Erik Osterman (Cloud Posse) avatar
Erik Osterman (Cloud Posse)
Erik Osterman (Cloud Posse) avatar
Erik Osterman (Cloud Posse)

That’s not a lot of tags when you run automated builds in CI

Dale avatar

gotcha! I’ve never got that limit before and assumed that if you hit it while using a lifecycle-by-age policy then AWS would handle it automatically somehow thanks very much for the explanation

Erik Osterman (Cloud Posse) avatar
Erik Osterman (Cloud Posse)


then AWS would handle it automatically somehow
At least not when we first encountered it.

Erik Osterman (Cloud Posse) avatar
Erik Osterman (Cloud Posse)

But things improve all the time, so if there’s a better way to accomplish the same outcome…. we’re open to it

Dale avatar

TBH, it’s probably better to set it as a hard number of images rather than number of days, if only to prevent people from accidentally storing too many images in that timeframe and blowing their budget

Dale avatar

but I’m not sure if when you design the modules you do it with that kind of thing in mind or not

Erik Osterman (Cloud Posse) avatar
Erik Osterman (Cloud Posse)

Yes, you could use this for that too. More aggressively purge images in dev, for example.

2024-05-11

Marat Bakeev avatar
Marat Bakeev

Hey everyone, could anyone help me with aws-team-roles module? :sweat_smile: How can I change the name format for the roles, that are generated by that module?
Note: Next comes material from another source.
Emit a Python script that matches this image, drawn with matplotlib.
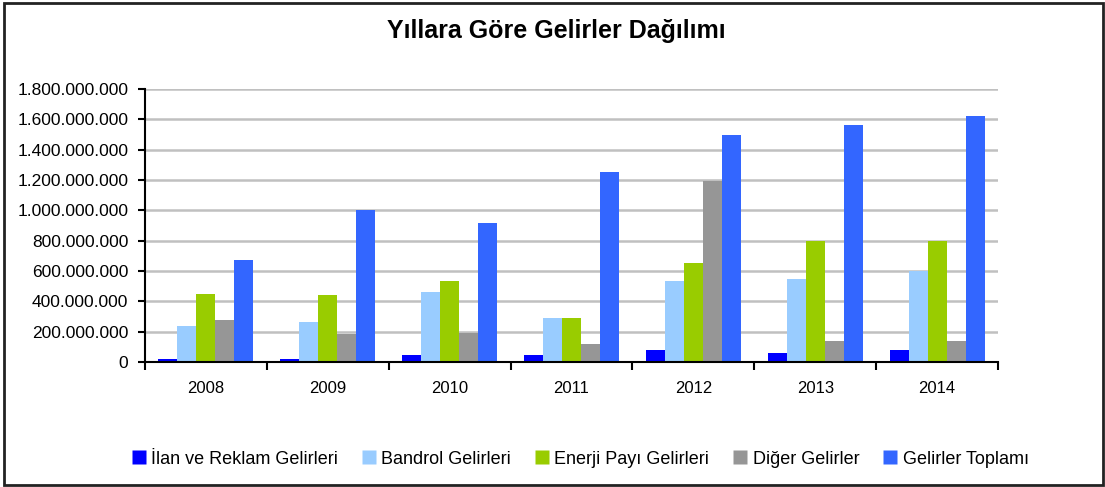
import matplotlib
matplotlib.use("Agg")
import matplotlib.pyplot as plt
from matplotlib.patches import Rectangle
from matplotlib.lines import Line2D
from matplotlib.ticker import FuncFormatter, MultipleLocator
import numpy as np

plt.rcParams['font.family'] = ['Liberation Sans', 'DejaVu Sans']

years = ["2008", "2009", "2010", "2011", "2012", "2013", "2014"]
series_names = ["İlan ve Reklam Gelirleri", "Bandrol Gelirleri",
                "Enerji Payı Gelirleri", "Diğer Gelirler", "Gelirler Toplamı"]
ilan = [18e6, 18e6, 44e6, 44e6, 79e6, 57e6, 79e6]
bandrol = [240e6, 264e6, 461e6, 290e6, 534e6, 549e6, 598e6]
enerji = [449e6, 440e6, 534e6, 290e6, 655e6, 800e6, 800e6]
diger = [275e6, 183e6, 193e6, 119e6, 1195e6, 138e6, 138e6]
toplam = [670e6, 1005e6, 914e6, 1254e6, 1494e6, 1562e6, 1624e6]
series = [ilan, bandrol, enerji, diger, toplam]
colors = ["#0000FF", "#99CCFF", "#99CC00", "#969696", "#3366FF"]

W, H = 1105, 487
fig = plt.figure(figsize=(W / 100, H / 100), dpi=100)
ax = fig.add_axes([145 / W, 1 - 362 / H, (998 - 145) / W, (362 - 89) / H])

x = np.arange(len(years))
bw = 0.156
for i, (vals, c) in enumerate(zip(series, colors)):
    ax.bar(x + (i - 2) * bw, vals, width=bw, color=c, edgecolor="none",
           zorder=3)

ax.set_xlim(-0.5, len(years) - 0.5)
ax.set_ylim(0, 1.8e9)
ax.yaxis.set_major_locator(MultipleLocator(2e8))
ax.yaxis.set_major_formatter(
    FuncFormatter(lambda v, p: f"{int(round(v)):,}".replace(",", ".")))
ax.grid(axis="y", color="#C0C0C0", linewidth=1.8, zorder=0)
ax.set_axisbelow(True)

# category labels centred, ticks at the category boundaries
ax.set_xticks(np.arange(-0.5, len(years), 1.0))
ax.set_xticklabels([])
ax.set_xticks(x, minor=True)
ax.set_xticklabels(years, minor=True, fontsize=12)
ax.tick_params(axis="x", which="minor", length=0, pad=14)
ax.tick_params(axis="x", which="major", length=6, width=1.5, direction="out")
ax.tick_params(axis="y", length=5, width=1.5, labelsize=12.5, pad=7)

for s in ["top", "right"]:
    ax.spines[s].set_visible(False)
for s in ["left", "bottom"]:
    ax.spines[s].set_linewidth(1.5)
    ax.spines[s].set_zorder(4)

fig.text(556 / W, 1 - 31 / H, "Yıllara Göre Gelirler Dağılımı",
         ha="center", va="center", fontsize=18, fontweight="bold")

handles = [Line2D([], [], marker="s", linestyle="none", markersize=10,
                  markerfacecolor=c, markeredgecolor="none") for c in colors]
fig.legend(handles, series_names, loc="center", ncol=5,
           bbox_to_anchor=(580 / W, 1 - 459 / H), frameon=False,
           fontsize=13, handlelength=0.8, handletextpad=0.3,
           columnspacing=1.3, borderaxespad=0)

fig.patches.append(Rectangle((4 / W, 2 / H), 1099 / W, 482 / H,
                             transform=fig.transFigure, fill=False,
                             edgecolor="#222222", linewidth=2))

fig.savefig("out.png", dpi=100)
For example, I’m getting a team role like this:

  # aws_iam_role.default["admin"] will be created
  + resource "aws_iam_role" "default" {
...
      + name                  = "nsp-gbl-dns-admin"

But I’m trying to use the name format ‘namespace-tenant-environment-stage’ - and when I run terraform in the org account, it wants to assume role nsp-core-gbl-dns-terraform. And fails %)

I’ve found out, that if I set var.label_order to

      - namespace
      - tenant
      - environment
      - stage 

Then it works fine.

Is this the correct solution? Or I’m trying to do something backwards?

Erik Osterman (Cloud Posse) avatar
Erik Osterman (Cloud Posse)

This is a very opinionated root module part of our refarch

Erik Osterman (Cloud Posse) avatar
Erik Osterman (Cloud Posse)

Yes the label order is the correct way

1

2024-05-15

Quentin BERTRAND avatar
Quentin BERTRAND

Hello, https://github.com/cloudposse/terraform-aws-ec2-autoscale-group/commit/aa3840ee7874a74c27e4226eaab585fab9501faf#diff-dc46acf24af[…]1f33d9bf2532fbbR1

With the data , terraform plan no longer works if subnets don’t exist (which can happen when an entire infrastructure has to be created from scratch)

Would you have an idea for solving this problem?

Erik Osterman (Cloud Posse) avatar
Erik Osterman (Cloud Posse)

Cloud Posse always separates infrastructure into their various components, to reduce blast radius, speed up plans, and in general avoid this entire catagory of problems.

Erik Osterman (Cloud Posse) avatar
Erik Osterman (Cloud Posse)

The life cycle of the VPC is entirely different from the life cycle of an EC2 auto scale group.

Erik Osterman (Cloud Posse) avatar
Erik Osterman (Cloud Posse)

Thus, they don’t belong in the same root module.

Erik Osterman (Cloud Posse) avatar
Erik Osterman (Cloud Posse)

Of course, this is an opinionated design, and it’s not shared by everyone - but it’s probably why we didn’t encounter this as a problem.